Leak investigation begins after Covenant shooting documents posted
An investigation is underway to determine how a conservative media host was able to get what he said were images of The Covenant School shooter's writings.
- A Covenant parent told reporters in Nashville the surprise release of the images Monday morning allowed the shooter to "terrorize us with words from the grave."
Driving the news: Steven Crowder, who hosts the national web show "Louder with Crowder," posted three photos that appeared to show excerpts of the writings on X, where he has more than 2 million followers.
- The writings have been the subject of intense debate since the March 27 shooting, which killed three 9-year-old students and three school employees. Police have said they recovered multiple journals tied to the shooter.
- Some Covenant families, and the school itself, have fought in court to keep the writings from being released.
What he's saying: "None of these evil ramblings should ever have been made public," said Brent Leatherwood, the former executive director of the Tennessee Republican Party, who has emerged as a prominent voice representing the Covenant community.
- "Parents and families came together to prevent this exact moment from happening, to prevent the re-victimizing of our children and prevent further trauma to our families."
- "To the online shock jock who aired these images, I would challenge him and anyone who amplifies them online: Just be a human for once. Quit seeking clicks and retweets and platform-building."
Crowder posted on X that he released the three images not for "clicks & clout" but "because the public had a right to know."
State of play: Mayor Freddie O'Connell asked Metro legal director Wally Dietz to launch an investigation "into how these images could have been released."
- "That investigation may involve local, state, and federal authorities," O'Connell said in a statement.
- Dietz said he had begun an investigation "with multiple law enforcement agencies to determine exactly what happened" regarding "this possible leak of documents."
- He said he could not confirm or deny the authenticity of the images because of the ongoing legal fight over the writings. The Metro Nashville Police Department said in a statement they were not MNPD crime scene images.
Police Chief John Drake said in a statement he was "greatly disturbed" by the "unauthorized release of three pages of writings from the Covenant shooter."
- Leatherwood said he had spoken to police and the Tennessee Bureau of Investigation about the images.
- "Metro has assured me that this is a felony, that the person who [gave the images to Crowder] will be brought to justice. They will be arrested. And that absolutely has to happen," said Leatherwood.
Zoom out: The decision on how or if to release the full writings rests with the court system.
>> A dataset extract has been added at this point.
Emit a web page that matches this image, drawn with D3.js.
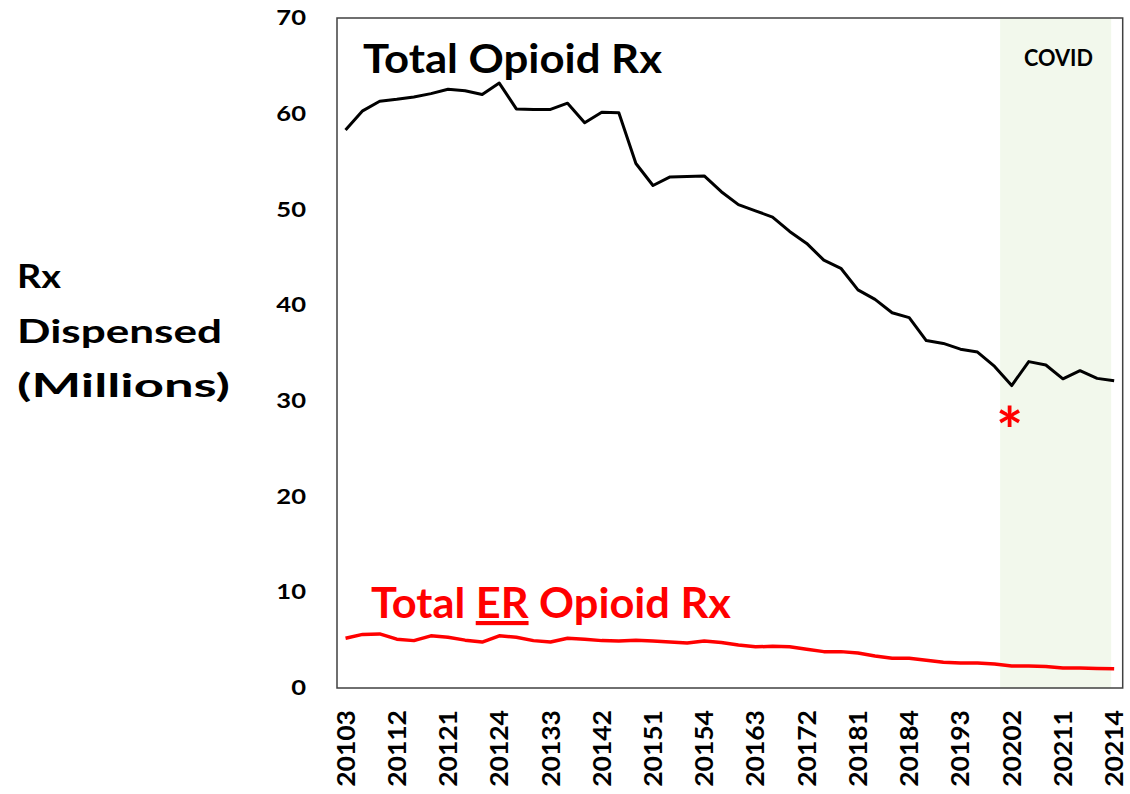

Multiple parties sued in an attempt to obtain the records.
- Republican state lawmakers previously called for police to release the shooter's writings and other evidence, saying the records could guide their policy response.
- Journalists also asked to see documents to ensure transparency and a full understanding of the investigation. Police declined, saying the investigation was ongoing.
What's next: A Tennessee appeals court is currently considering if the Covenant families should be allowed to participate in the legal debate over the records.
- Leatherwood said the families would continue fighting to keep the remaining writings from becoming public.
The bottom line: Leatherwood said the images released Monday had not provided any meaningful information about the shooting.
- "Have we learned anything we didn't already know?" he said. "Did we not already know that this was a deeply disturbed individual that was detached from reality?"
Editor's note: This story has been updated with additional quotes and details.